▶ Work to be completed
Write the lines out again, from the top of the material to the line containing "0.509, 0.509, 0.509];", pictures excluded.

-.-.-

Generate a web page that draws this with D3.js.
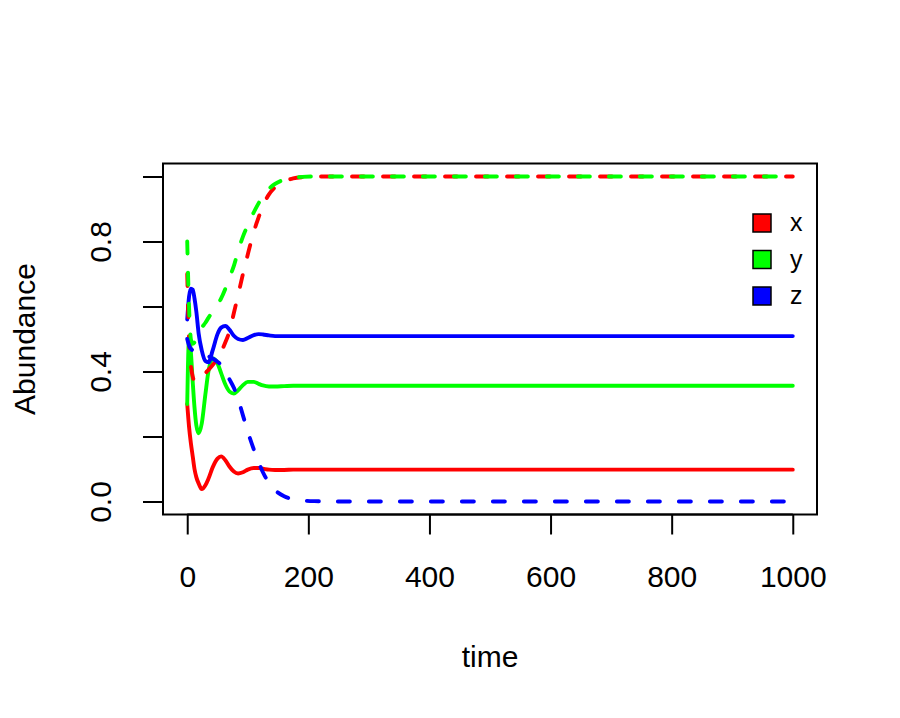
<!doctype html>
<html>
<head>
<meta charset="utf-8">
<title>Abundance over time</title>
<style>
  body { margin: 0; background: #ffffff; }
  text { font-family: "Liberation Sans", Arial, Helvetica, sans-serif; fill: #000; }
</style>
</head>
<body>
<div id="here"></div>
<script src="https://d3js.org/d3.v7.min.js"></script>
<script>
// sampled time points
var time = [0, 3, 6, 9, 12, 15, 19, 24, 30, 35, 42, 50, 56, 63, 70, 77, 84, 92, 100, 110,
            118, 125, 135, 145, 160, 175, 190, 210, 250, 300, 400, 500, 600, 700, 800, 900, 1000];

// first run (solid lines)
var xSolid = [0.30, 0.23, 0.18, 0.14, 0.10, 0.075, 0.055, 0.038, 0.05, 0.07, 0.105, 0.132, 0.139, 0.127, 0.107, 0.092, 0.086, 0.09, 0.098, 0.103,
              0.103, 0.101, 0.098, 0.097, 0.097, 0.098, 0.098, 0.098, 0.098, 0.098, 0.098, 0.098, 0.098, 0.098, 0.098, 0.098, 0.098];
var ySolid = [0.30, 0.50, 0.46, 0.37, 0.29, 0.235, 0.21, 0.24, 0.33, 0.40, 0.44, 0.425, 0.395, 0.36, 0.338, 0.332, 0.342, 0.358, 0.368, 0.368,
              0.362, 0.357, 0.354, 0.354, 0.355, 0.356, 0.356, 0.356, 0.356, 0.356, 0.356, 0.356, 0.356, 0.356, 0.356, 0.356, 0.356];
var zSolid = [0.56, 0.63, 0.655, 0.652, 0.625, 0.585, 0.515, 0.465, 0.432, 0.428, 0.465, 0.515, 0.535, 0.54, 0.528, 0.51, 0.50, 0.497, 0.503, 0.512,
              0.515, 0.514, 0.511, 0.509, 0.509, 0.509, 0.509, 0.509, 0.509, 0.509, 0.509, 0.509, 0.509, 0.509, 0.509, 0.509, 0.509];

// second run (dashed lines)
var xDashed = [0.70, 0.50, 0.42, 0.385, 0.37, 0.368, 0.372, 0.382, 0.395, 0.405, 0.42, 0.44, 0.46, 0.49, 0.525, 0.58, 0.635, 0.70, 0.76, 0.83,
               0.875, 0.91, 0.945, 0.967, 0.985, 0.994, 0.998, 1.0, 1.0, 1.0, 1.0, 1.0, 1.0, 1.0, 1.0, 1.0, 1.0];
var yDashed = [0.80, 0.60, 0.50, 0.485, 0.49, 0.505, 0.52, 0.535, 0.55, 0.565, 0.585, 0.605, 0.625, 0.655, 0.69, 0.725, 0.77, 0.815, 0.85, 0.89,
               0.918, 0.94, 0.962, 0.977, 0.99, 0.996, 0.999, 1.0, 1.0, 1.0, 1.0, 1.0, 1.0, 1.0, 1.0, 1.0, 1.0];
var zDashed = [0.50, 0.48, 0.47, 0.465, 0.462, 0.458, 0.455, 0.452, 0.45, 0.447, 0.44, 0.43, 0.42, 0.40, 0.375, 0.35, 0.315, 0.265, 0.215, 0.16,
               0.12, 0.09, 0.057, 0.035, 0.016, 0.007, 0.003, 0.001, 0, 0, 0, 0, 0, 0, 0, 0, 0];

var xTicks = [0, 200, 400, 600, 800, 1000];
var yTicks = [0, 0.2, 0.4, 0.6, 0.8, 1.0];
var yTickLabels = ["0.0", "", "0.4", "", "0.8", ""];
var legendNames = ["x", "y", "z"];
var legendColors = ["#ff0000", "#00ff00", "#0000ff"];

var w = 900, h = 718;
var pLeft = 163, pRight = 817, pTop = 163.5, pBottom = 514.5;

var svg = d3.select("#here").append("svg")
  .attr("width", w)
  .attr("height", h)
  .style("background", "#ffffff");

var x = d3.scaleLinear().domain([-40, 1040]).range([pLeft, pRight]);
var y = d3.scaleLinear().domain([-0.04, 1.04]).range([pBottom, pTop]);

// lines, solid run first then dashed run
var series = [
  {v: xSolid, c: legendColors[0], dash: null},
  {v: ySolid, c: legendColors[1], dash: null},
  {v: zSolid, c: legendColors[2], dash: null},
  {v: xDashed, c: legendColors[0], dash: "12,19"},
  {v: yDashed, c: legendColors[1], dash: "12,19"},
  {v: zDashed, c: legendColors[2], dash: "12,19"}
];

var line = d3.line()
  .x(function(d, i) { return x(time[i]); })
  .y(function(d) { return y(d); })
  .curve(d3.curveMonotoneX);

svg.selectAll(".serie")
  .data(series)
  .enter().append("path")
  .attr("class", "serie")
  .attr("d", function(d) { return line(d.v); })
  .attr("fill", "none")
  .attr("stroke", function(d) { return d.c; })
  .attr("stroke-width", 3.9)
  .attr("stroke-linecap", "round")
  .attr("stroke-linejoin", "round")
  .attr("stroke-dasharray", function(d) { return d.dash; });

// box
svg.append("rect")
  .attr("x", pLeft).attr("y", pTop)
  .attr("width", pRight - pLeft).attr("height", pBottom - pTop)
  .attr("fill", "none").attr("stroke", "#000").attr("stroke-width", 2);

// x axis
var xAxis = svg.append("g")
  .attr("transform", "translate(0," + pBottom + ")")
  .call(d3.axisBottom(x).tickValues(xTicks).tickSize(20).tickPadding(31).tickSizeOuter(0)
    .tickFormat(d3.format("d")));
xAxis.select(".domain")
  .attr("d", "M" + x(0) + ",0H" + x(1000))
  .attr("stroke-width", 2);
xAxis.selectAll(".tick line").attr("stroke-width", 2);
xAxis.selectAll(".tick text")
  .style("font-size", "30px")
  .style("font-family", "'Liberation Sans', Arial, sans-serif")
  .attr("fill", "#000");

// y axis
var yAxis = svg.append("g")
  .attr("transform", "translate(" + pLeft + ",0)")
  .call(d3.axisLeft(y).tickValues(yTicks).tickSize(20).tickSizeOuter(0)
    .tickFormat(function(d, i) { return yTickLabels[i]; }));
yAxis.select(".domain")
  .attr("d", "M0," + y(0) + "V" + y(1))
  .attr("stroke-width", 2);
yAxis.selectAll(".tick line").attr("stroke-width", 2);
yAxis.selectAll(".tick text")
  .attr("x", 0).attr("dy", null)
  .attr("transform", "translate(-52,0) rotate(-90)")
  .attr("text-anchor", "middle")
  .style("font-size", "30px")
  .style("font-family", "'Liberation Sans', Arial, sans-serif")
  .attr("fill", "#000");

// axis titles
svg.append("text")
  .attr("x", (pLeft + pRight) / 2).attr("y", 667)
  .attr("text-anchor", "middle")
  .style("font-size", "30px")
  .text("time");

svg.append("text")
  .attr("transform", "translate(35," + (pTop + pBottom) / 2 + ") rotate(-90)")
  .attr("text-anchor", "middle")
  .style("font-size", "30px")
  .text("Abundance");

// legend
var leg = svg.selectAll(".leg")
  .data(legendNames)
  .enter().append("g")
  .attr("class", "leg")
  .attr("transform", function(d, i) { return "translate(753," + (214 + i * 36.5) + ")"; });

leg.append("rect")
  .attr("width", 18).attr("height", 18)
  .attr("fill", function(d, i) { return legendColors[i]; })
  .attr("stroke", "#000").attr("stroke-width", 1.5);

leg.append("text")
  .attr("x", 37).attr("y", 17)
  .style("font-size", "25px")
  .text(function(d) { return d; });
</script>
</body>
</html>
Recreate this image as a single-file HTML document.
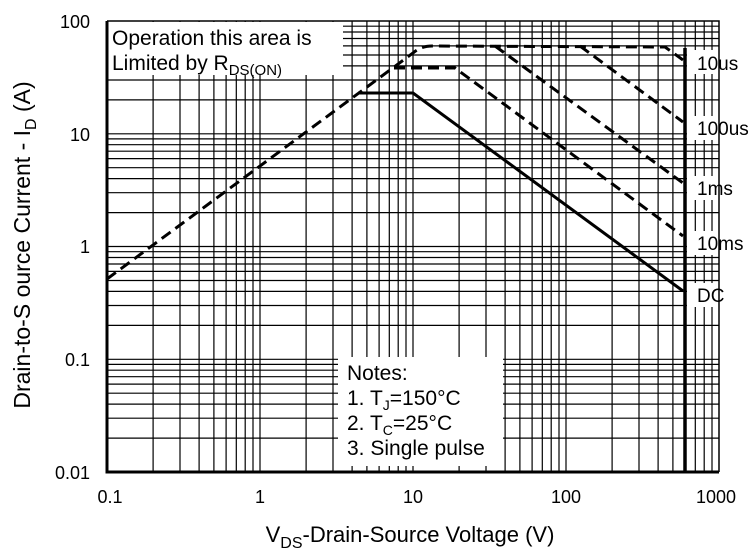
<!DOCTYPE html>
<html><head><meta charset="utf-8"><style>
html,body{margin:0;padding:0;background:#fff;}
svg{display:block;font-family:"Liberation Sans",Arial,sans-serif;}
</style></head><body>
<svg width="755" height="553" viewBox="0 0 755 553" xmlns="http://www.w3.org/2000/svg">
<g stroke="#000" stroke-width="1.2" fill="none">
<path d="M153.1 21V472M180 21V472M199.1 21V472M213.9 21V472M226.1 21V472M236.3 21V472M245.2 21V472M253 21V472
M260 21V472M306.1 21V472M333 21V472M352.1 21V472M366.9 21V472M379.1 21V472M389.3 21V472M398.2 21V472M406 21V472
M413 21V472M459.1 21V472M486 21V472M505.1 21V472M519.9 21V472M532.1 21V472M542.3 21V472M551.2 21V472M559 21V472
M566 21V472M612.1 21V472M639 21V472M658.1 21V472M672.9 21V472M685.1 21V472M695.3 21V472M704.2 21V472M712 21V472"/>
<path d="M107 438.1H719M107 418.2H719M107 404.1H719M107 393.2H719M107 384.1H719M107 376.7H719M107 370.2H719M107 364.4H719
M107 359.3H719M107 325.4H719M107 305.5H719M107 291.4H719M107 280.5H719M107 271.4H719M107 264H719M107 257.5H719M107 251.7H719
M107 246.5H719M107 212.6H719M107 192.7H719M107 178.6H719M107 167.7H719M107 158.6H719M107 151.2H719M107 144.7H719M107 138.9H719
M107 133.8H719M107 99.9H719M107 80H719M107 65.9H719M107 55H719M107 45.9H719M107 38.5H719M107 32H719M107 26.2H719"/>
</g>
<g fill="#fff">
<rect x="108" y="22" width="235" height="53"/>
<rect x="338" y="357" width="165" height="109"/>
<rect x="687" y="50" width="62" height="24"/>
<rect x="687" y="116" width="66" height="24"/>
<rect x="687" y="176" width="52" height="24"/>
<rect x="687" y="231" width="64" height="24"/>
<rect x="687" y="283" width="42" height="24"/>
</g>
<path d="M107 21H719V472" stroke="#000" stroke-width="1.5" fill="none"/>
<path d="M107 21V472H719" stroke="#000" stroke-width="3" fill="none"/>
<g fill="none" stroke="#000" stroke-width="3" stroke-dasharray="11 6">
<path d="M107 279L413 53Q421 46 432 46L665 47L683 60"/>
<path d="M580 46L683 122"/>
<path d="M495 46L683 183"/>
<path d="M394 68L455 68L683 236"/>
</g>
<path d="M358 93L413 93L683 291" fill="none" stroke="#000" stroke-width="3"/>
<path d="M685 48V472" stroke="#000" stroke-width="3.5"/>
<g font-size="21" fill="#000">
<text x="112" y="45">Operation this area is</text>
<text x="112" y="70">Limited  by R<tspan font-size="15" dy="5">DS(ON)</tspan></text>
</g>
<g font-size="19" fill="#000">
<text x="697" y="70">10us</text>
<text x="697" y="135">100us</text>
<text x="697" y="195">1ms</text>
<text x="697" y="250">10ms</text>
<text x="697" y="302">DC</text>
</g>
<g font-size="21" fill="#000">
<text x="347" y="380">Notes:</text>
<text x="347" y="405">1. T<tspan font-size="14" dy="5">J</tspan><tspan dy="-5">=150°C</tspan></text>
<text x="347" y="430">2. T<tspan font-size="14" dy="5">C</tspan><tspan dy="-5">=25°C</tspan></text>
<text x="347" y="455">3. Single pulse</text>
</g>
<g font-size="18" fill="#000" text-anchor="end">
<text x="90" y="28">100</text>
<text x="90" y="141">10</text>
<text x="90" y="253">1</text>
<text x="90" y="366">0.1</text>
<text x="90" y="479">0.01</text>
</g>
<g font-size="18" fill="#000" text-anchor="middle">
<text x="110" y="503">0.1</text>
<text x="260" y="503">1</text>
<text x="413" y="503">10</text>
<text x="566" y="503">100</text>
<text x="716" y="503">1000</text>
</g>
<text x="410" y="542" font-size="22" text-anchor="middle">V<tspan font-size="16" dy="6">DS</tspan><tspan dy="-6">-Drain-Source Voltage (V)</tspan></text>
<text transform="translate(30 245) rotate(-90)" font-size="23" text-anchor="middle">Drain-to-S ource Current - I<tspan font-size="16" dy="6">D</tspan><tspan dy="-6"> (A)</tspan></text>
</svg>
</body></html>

-.-.-

▶ Task answer
Generate a web page that draws this with D3.js.
<!doctype html>
<html>
<head>
<meta charset="utf-8">
<title>Abundance over time</title>
<style>
  body { margin: 0; background: #ffffff; }
  text { font-family: "Liberation Sans", Arial, Helvetica, sans-serif; fill: #000; }
</style>
</head>
<body>
<div id="here"></div>
<script src="https://d3js.org/d3.v7.min.js"></script>
<script>
// sampled time points
var time = [0, 3, 6, 9, 12, 15, 19, 24, 30, 35, 42, 50, 56, 63, 70, 77, 84, 92, 100, 110,
            118, 125, 135, 145, 160, 175, 190, 210, 250, 300, 400, 500, 600, 700, 800, 900, 1000];

// first run (solid lines)
var xSolid = [0.30, 0.23, 0.18, 0.14, 0.10, 0.075, 0.055, 0.038, 0.05, 0.07, 0.105, 0.132, 0.139, 0.127, 0.107, 0.092, 0.086, 0.09, 0.098, 0.103,
              0.103, 0.101, 0.098, 0.097, 0.097, 0.098, 0.098, 0.098, 0.098, 0.098, 0.098, 0.098, 0.098, 0.098, 0.098, 0.098, 0.098];
var ySolid = [0.30, 0.50, 0.46, 0.37, 0.29, 0.235, 0.21, 0.24, 0.33, 0.40, 0.44, 0.425, 0.395, 0.36, 0.338, 0.332, 0.342, 0.358, 0.368, 0.368,
              0.362, 0.357, 0.354, 0.354, 0.355, 0.356, 0.356, 0.356, 0.356, 0.356, 0.356, 0.356, 0.356, 0.356, 0.356, 0.356, 0.356];
var zSolid = [0.56, 0.63, 0.655, 0.652, 0.625, 0.585, 0.515, 0.465, 0.432, 0.428, 0.465, 0.515, 0.535, 0.54, 0.528, 0.51, 0.50, 0.497, 0.503, 0.512,
              0.515, 0.514, 0.511, 0.509, 0.509, 0.509, 0.509, 0.509, 0.509, 0.509, 0.509, 0.509, 0.509, 0.509, 0.509, 0.509, 0.509];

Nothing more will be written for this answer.